Mark smiled his half smile, part of this teeth showing, most covered by his Elvis-sneerlike mouth. “You need my help.”

“To protect me.”

“Yes.”

“From . . . ?”

“Everyone.” Mark held his palms up to the brilliant October sun and spun a slow 360 on his heel.

“And why would you extend your generosity to me even if I don’t agree to your helping my bank account grow?”

“I’m not.” Mark zipped open his black leather jacket. “I’m doing it because I want to see the chair remain safe.”

“In other words, you’re not losing sleep over me.”

Mark nodded with his whole body. “I still care about you. Just not as much as the chair.”

“I appreciate your honesty.” Corin looked at his watch. “I have to go.”

“Tell me about the lady who gave you the chair.” Mark paced, two slow steps right, then two back to the left.

It made Corin feel like he was in a courtroom cross-examination during a high-profile trial. He wasn’t the lawyer. “Why?”

“Because I suspect she can tell me much about it.”

The guy wouldn’t take a hint even if it was grand piano-sized and landed on his head. Corin stepped to the side of Jefferies and up to one of his bodyguards. “I have to get to my shop. Now.”

“Are you going to allow me to give you the money that can help your store and your brother?”

“I’ll let you know by the end of the deadline. But I should tell you, the answer is probably going to be no.”

The mountain man shifted back a step and Corin slid through the opening and strode down the sidewalk.

“That’d be a mistake,” Jefferies said.

“I’m so grateful for that penetrating spiritual insight, Pastor Mark. I’ll be sure to meditate on it all day.” Corin considered the wisdom of making the comment. It would undoubtedly tick the pastor off. Corin smiled. Exactly.

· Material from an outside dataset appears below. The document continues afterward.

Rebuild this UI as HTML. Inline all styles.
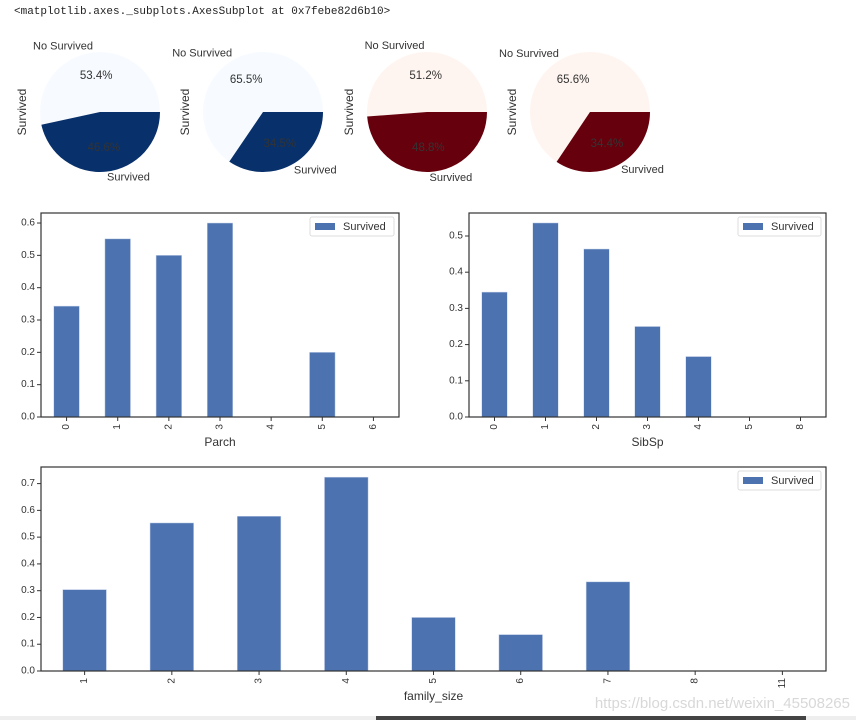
<!DOCTYPE html>
<html><head><meta charset="utf-8"><style>
body{margin:0;background:#fff;width:856px;height:720px;overflow:hidden;font-family:"Liberation Sans","DejaVu Sans",sans-serif}
</style></head><body>
<svg id="s" width="856" height="720" xmlns="http://www.w3.org/2000/svg">
<text x="14" y="14" font-family="Liberation Mono, monospace" font-size="11" fill="#222">&lt;matplotlib.axes._subplots.AxesSubplot at 0x7febe82d6b10&gt;</text>
<text x="850" y="708" text-anchor="end" font-size="15" fill="#d8d8d8">https://blog.csdn.net/weixin_45508265</text>
<rect x="0" y="716" width="856" height="4" fill="#eee"/>
<rect x="376" y="716" width="430" height="4" fill="#444"/>
</svg>
<script>
const NS="http://www.w3.org/2000/svg";
const svg=document.getElementById('s');
function el(tag,attrs,parent){const e=document.createElementNS(NS,tag);for(const k in attrs)e.setAttribute(k,attrs[k]);(parent||svg).appendChild(e);return e;}

// ---- pie data ----
const pieNoSurvived=[53.4,65.5,51.2,65.6];
const pieSurvived=[46.6,34.5,48.8,34.4];
const pieCx=[100,263,427,590];
const pieLight=['#f7fbff','#f7fbff','#fff5f0','#fff5f0'];
const pieDark=['#08306b','#08306b','#67000d','#67000d'];

// ---- bar data ----
const parchCats=['0','1','2','3','4','5','6'];
const parchVals=[0.343,0.551,0.5,0.6,0,0.2,0];
const parchTicks=[0,0.1,0.2,0.3,0.4,0.5,0.6];
const sibCats=['0','1','2','3','4','5','8'];
const sibVals=[0.345,0.536,0.464,0.25,0.167,0,0];
const sibTicks=[0,0.1,0.2,0.3,0.4,0.5];
const famCats=['1','2','3','4','5','6','7','8','11'];
const famVals=[0.304,0.553,0.578,0.724,0.2,0.136,0.333,0,0];
const famTicks=[0,0.1,0.2,0.3,0.4,0.5,0.6,0.7];

const R=60, CY=112;
function pt(cx,a,r){const t=a*Math.PI/180;return [cx+r*Math.cos(t),CY-r*Math.sin(t)];}
pieCx.forEach((cx,i)=>{
  const g=el('g',{});
  
  
  const tot=pieNoSurvived[i]+pieSurvived[i];
  const a1=360*pieNoSurvived[i]/tot;
  const wedges=[[0,a1,pieLight[i],'No Survived',pieNoSurvived[i]],[a1,360,pieDark[i],'Survived',pieSurvived[i]]];
  wedges.forEach((w,j)=>{
    const [x0,y0]=pt(cx,w[0],R),[x1,y1]=pt(cx,w[1],R);
    const large=(w[1]-w[0])>180?1:0;
    const p=el('path',{d:`M${cx},${CY} L${x0},${y0} A${R},${R} 0 ${large} 0 ${x1},${y1} Z`,fill:w[2]},g);
    
    
    const mid=(w[0]+w[1])/2;
    const [lx,ly]=pt(cx,mid,R*1.1);
    const t=el('text',{x:lx,y:ly,'text-anchor':lx<cx?'end':'start','dominant-baseline':'central','font-size':11,fill:'#333'},g);
    t.textContent=w[3];
    
    
    const [px,py]=pt(cx,mid,R*0.6);
    const q=el('text',{x:px,y:py,'text-anchor':'middle','dominant-baseline':'central','font-size':11.5,fill:'#333'},g);
    q.textContent=w[4].toFixed(1)+'%';
    
    
  });
  const yl=el('text',{x:0,y:0,transform:`translate(${cx-R-18},${CY}) rotate(-90)`,'text-anchor':'middle','dominant-baseline':'central','font-size':12,fill:'#333'},g);
  yl.textContent='Survived';
  
  
});

function barChart(name,cats,vals,ticks,box,ymax,xlabel,legX,dec){
  const [L,T,Rr,B]=box;
  const g=el('g',{});
  
  
  const n=cats.length, w=(Rr-L)/n;
  const X=i=>L+w*(i+0.5);
  const Y=v=>B-(B-T)*v/ymax;
  vals.forEach((v,i)=>{
    const r=el('rect',{x:X(i)-w*0.25,y:Y(v),width:w*0.5,height:B-Y(v),fill:'#4c72b0',stroke:'#c8d4ea','stroke-width':0.5},g);
    
    
  });
  const fr=el('rect',{x:L,y:T,width:Rr-L,height:B-T,fill:'none',stroke:'#333','stroke-width':1.2},g);
  
  
  ticks.forEach(t=>{
    const y=Y(t);
    el('line',{x1:L-4,x2:L,y1:y,y2:y,stroke:'#333'},g);
    const tx=el('text',{x:L-6,y:y,'text-anchor':'end','dominant-baseline':'central','font-size':10,fill:'#333'},g);
    tx.textContent=t.toFixed(1);
    
    
  });
  cats.forEach((c,i)=>{
    const x=X(i);
    el('line',{x1:x,x2:x,y1:B,y2:B+4,stroke:'#333'},g);
    const tx=el('text',{x:0,y:0,transform:`translate(${x},${B+7}) rotate(-90)`,'text-anchor':'end','dominant-baseline':'central','font-size':10,fill:'#333'},g);
    tx.textContent=c;
    
    
  });
  const xl=el('text',{x:(L+Rr)/2,y:B+29,'text-anchor':'middle','font-size':12,fill:'#333'},g);
  xl.textContent=xlabel;
  
  
  const lg=el('g',{},g);
  
  
  el('rect',{x:legX,y:T+4,width:Rr-5-legX,height:19,fill:'#fff',stroke:'#ddd',rx:2},lg);
  el('rect',{x:legX+5,y:T+10,width:20,height:7,fill:'#4c72b0'},lg);
  const lt=el('text',{x:legX+33,y:T+14,'dominant-baseline':'central','font-size':11,fill:'#333'},lg);
  lt.textContent='Survived';
  
  
}
barChart('parch-bar-chart',parchCats,parchVals,parchTicks,[41,213,399,417],0.631,'Parch',310);
barChart('sibsp-bar-chart',sibCats,sibVals,sibTicks,[469,213,826,417],0.5635,'SibSp',738);
barChart('family-size-bar-chart',famCats,famVals,famTicks,[41,467,826,671],0.762,'family_size',738);
</script>
</body></html>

THAT NIGHT AS Corin slumped at his desk and attempted to balance the books, his gaze kept falling on the papers describing the results of the experimental spinal-cord surgery. Sixty percent success rate. Sixty. It was far higher than the success rate from the two delusional doctors from Mexico Shasta had gone to in the first year after the accident. The ones promising immediate healing.

Two hundred and fifty thousand dollars. And Mark was offering him eight hundred thousand.

The decision was simple, wasn’t it? He’d be able to offer Shasta the surgery and have enough left over to save the store, pay off his house, and still have enough to take that trip to the Swiss Alps he’d been promising himself forever.

So why did he hesitate to make the call?

No idea.

Corin picked up his phone and tapped in Mark’s cell phone number.

He stared at Mark’s card taped to his computer monitor and flicked it with his finger. He wouldn’t give him the chair till the money was in his account.

As the phone rang a second time, the sound of shattering glass pierced through Corin’s thoughts. “What the—?” He lurched to his feet and staggered out his office door and onto his showroom floor.

Broken glass was strewn across the desks, tables, and chairs at the front of the store, the fluorescent light making them sparkle like diamonds. A cold wind meandered through the spot where his storefront’s picture window had been.

Corin glanced around the room. Had someone shot the window?

On his second visual sweep of the floor, he spotted a rock just smaller than a baseball resting next to the leg of a burr walnut wine table from the late 1800s. He stared at it as if he expected the rock to move. Finally he strode over to it and picked up the almost perfectly round stone.

On one side were three words:
We want it.
On the other it said:
The old Tahmahoe barn. Leave it just inside the door. Tonight after midnight. No heroes. No hurt. We both live happily ever after.

Twenty-three minutes later the police pulled up in front of Corin’s store.

The cop nodded hello, then studied the window. “When did it happen?”